TASK DIRECTIONS: Leaving the pictures out, print the lines from the first line of the listing through the line containing "Serif', 'Times New", exactly as they read, and no others.

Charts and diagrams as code
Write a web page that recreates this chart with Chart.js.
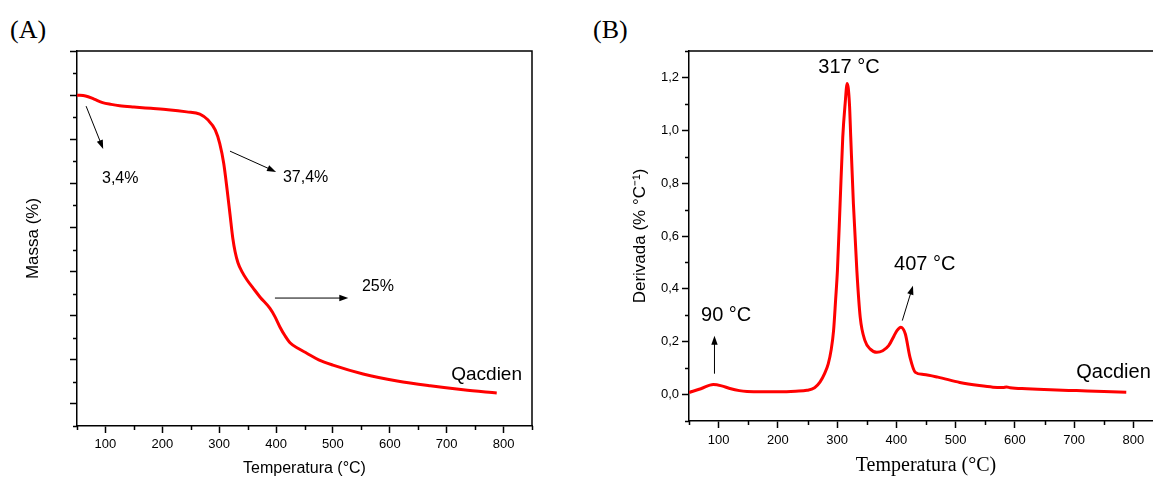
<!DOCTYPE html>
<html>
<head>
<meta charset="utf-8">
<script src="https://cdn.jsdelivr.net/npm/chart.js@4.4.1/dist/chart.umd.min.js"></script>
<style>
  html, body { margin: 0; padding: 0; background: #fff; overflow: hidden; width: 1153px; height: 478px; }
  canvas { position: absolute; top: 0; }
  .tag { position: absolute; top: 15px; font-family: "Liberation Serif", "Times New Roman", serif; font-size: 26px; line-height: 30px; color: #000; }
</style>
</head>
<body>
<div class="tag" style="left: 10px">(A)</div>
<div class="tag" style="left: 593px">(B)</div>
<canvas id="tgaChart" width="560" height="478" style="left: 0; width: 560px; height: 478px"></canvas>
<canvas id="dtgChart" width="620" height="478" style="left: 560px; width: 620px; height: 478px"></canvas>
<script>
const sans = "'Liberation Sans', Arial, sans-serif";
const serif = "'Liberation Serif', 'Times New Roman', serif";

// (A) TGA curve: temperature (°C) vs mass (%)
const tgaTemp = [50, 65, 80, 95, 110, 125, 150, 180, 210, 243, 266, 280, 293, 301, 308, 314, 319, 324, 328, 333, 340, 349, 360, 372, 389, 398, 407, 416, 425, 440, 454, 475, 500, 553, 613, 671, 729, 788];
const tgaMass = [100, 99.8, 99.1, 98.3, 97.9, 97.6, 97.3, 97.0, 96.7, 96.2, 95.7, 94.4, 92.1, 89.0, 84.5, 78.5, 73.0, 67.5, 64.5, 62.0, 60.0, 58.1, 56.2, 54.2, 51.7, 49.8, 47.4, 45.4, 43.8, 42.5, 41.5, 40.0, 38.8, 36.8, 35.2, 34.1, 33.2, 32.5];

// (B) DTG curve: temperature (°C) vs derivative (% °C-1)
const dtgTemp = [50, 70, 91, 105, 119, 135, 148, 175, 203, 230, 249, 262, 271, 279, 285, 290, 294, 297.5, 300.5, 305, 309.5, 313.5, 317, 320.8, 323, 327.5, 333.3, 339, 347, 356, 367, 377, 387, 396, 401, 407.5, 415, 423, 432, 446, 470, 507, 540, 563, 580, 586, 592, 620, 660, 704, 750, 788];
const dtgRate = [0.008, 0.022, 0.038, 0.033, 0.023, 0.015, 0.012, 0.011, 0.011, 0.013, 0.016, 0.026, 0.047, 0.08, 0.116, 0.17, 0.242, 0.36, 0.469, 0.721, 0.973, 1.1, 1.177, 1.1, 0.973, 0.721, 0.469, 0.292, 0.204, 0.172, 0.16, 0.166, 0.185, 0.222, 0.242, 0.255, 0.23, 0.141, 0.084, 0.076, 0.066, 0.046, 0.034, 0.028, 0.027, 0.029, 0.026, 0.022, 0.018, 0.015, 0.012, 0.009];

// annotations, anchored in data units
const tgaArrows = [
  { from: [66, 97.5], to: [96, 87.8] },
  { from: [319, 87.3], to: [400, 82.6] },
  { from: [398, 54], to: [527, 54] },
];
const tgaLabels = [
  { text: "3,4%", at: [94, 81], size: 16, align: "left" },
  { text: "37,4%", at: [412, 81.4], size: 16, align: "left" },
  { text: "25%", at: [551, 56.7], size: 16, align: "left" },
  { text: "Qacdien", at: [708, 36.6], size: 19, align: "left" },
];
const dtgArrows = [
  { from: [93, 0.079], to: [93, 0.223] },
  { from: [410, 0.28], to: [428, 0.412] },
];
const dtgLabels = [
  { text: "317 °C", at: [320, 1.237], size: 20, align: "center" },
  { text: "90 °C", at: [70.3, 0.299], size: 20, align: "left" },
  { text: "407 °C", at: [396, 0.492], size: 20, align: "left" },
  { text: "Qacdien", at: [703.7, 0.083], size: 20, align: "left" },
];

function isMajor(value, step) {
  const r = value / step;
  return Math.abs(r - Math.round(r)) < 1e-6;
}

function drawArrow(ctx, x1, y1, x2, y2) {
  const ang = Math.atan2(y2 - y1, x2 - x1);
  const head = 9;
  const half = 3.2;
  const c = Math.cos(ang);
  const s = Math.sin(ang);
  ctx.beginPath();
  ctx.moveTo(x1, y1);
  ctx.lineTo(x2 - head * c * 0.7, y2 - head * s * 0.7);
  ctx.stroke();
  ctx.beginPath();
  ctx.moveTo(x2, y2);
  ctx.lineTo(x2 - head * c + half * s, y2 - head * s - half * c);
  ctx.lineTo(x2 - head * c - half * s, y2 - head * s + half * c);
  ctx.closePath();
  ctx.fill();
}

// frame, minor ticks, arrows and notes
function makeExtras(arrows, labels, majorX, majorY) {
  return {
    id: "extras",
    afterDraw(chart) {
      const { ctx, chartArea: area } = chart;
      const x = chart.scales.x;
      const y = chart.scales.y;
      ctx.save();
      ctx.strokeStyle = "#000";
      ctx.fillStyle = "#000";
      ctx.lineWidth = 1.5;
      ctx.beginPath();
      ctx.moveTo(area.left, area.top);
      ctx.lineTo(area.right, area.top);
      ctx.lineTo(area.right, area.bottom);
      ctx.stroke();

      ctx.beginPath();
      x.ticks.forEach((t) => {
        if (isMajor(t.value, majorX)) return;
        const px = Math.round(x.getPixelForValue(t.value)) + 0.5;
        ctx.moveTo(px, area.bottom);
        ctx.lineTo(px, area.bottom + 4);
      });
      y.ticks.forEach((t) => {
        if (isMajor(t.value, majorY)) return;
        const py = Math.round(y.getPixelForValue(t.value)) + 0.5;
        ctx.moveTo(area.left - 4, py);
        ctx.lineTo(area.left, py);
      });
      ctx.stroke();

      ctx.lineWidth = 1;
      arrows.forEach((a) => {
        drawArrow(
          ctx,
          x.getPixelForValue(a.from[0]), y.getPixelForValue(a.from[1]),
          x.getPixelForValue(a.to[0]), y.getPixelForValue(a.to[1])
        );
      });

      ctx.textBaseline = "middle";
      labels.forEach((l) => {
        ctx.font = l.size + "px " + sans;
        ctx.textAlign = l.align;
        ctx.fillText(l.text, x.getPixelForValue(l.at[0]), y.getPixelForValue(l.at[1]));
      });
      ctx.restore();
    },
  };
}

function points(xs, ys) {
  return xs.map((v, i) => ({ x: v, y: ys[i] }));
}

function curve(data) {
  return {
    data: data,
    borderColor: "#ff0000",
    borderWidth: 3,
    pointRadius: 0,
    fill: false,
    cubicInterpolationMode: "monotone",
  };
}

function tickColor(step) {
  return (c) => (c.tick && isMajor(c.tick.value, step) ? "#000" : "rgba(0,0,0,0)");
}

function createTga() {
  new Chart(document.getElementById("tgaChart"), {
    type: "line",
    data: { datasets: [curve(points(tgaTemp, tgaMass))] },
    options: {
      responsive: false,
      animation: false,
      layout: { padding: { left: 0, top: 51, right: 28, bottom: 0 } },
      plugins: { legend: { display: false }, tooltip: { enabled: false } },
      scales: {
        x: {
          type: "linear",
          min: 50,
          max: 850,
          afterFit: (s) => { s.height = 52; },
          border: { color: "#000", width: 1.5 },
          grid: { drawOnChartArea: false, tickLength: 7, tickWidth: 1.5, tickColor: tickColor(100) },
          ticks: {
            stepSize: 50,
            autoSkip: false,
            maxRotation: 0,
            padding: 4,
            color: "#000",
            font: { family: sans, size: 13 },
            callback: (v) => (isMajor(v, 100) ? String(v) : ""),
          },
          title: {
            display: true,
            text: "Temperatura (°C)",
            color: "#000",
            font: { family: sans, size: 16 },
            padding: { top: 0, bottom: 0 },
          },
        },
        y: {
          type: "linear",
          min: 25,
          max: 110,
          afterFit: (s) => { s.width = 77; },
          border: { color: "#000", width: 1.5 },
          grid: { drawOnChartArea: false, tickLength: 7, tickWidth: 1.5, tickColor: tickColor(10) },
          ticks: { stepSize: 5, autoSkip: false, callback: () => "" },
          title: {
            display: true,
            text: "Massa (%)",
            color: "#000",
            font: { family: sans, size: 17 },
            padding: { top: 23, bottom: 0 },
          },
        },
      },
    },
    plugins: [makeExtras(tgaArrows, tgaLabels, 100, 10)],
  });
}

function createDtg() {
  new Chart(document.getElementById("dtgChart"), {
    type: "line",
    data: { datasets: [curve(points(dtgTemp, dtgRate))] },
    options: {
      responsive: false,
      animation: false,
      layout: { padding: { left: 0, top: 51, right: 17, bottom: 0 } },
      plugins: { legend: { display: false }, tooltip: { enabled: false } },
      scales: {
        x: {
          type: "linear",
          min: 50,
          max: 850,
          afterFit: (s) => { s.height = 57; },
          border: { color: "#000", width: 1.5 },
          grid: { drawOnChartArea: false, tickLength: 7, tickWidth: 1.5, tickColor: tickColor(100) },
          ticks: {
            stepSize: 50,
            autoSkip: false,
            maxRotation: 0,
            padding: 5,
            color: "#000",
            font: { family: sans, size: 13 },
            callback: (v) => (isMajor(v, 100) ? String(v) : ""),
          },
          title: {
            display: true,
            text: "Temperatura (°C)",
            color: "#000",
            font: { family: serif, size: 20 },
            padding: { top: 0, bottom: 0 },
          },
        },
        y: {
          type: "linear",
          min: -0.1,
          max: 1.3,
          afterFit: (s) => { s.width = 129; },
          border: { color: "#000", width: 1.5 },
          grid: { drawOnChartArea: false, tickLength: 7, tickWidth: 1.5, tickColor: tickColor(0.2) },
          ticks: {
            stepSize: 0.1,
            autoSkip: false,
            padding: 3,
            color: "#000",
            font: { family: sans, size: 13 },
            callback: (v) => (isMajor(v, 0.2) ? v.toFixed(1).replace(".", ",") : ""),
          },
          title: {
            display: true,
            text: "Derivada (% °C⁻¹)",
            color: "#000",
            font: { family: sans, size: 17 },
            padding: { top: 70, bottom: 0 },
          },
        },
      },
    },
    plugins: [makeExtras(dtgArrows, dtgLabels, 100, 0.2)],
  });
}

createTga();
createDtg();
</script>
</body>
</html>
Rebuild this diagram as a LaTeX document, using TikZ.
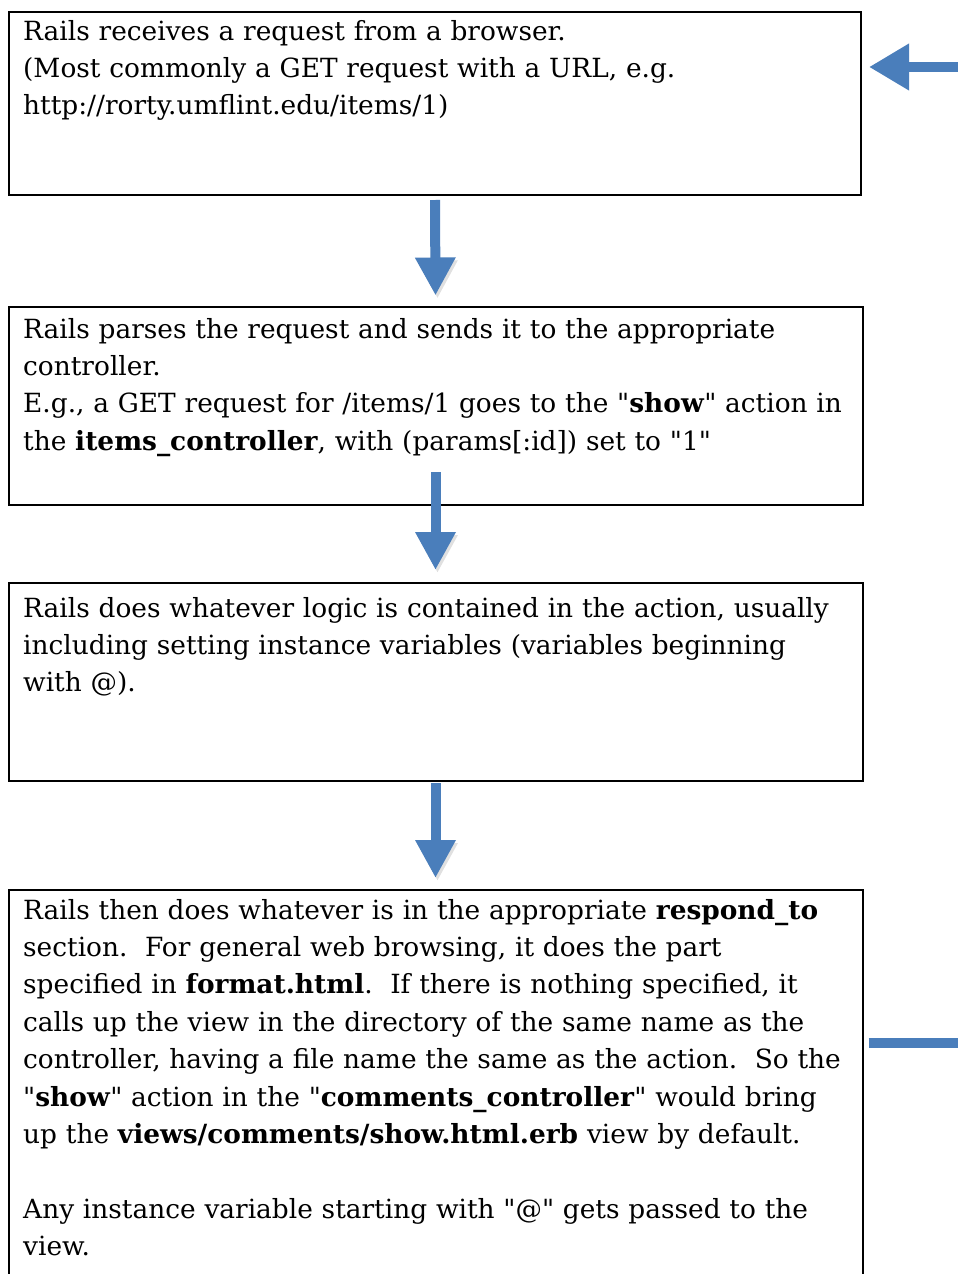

ANSWER TO THE PROBLEM:
Write a web page that recreates this chart with Chart.js.
<!DOCTYPE html>
<html>
<head>
<meta charset="utf-8">
<script src="https://cdn.jsdelivr.net/npm/chart.js@4.4.1/dist/chart.umd.min.js"></script>
<style>
  html, body { margin: 0; padding: 0; background: #fff; overflow: hidden; width: 1153px; height: 478px; }
  canvas { position: absolute; top: 0; }
  .tag { position: absolute; top: 15px; font-family: "Liberation Serif", "Times New Roman", serif; font-size: 26px; line-height: 30px; color: #000; }
</style>
</head>
<body>
<div class="tag" style="left: 10px">(A)</div>
<div class="tag" style="left: 593px">(B)</div>
<canvas id="tgaChart" width="560" height="478" style="left: 0; width: 560px; height: 478px"></canvas>
<canvas id="dtgChart" width="620" height="478" style="left: 560px; width: 620px; height: 478px"></canvas>
<script>
const sans = "'Liberation Sans', Arial, sans-serif";
const serif = "'Liberation Serif', 'Times New Roman', serif";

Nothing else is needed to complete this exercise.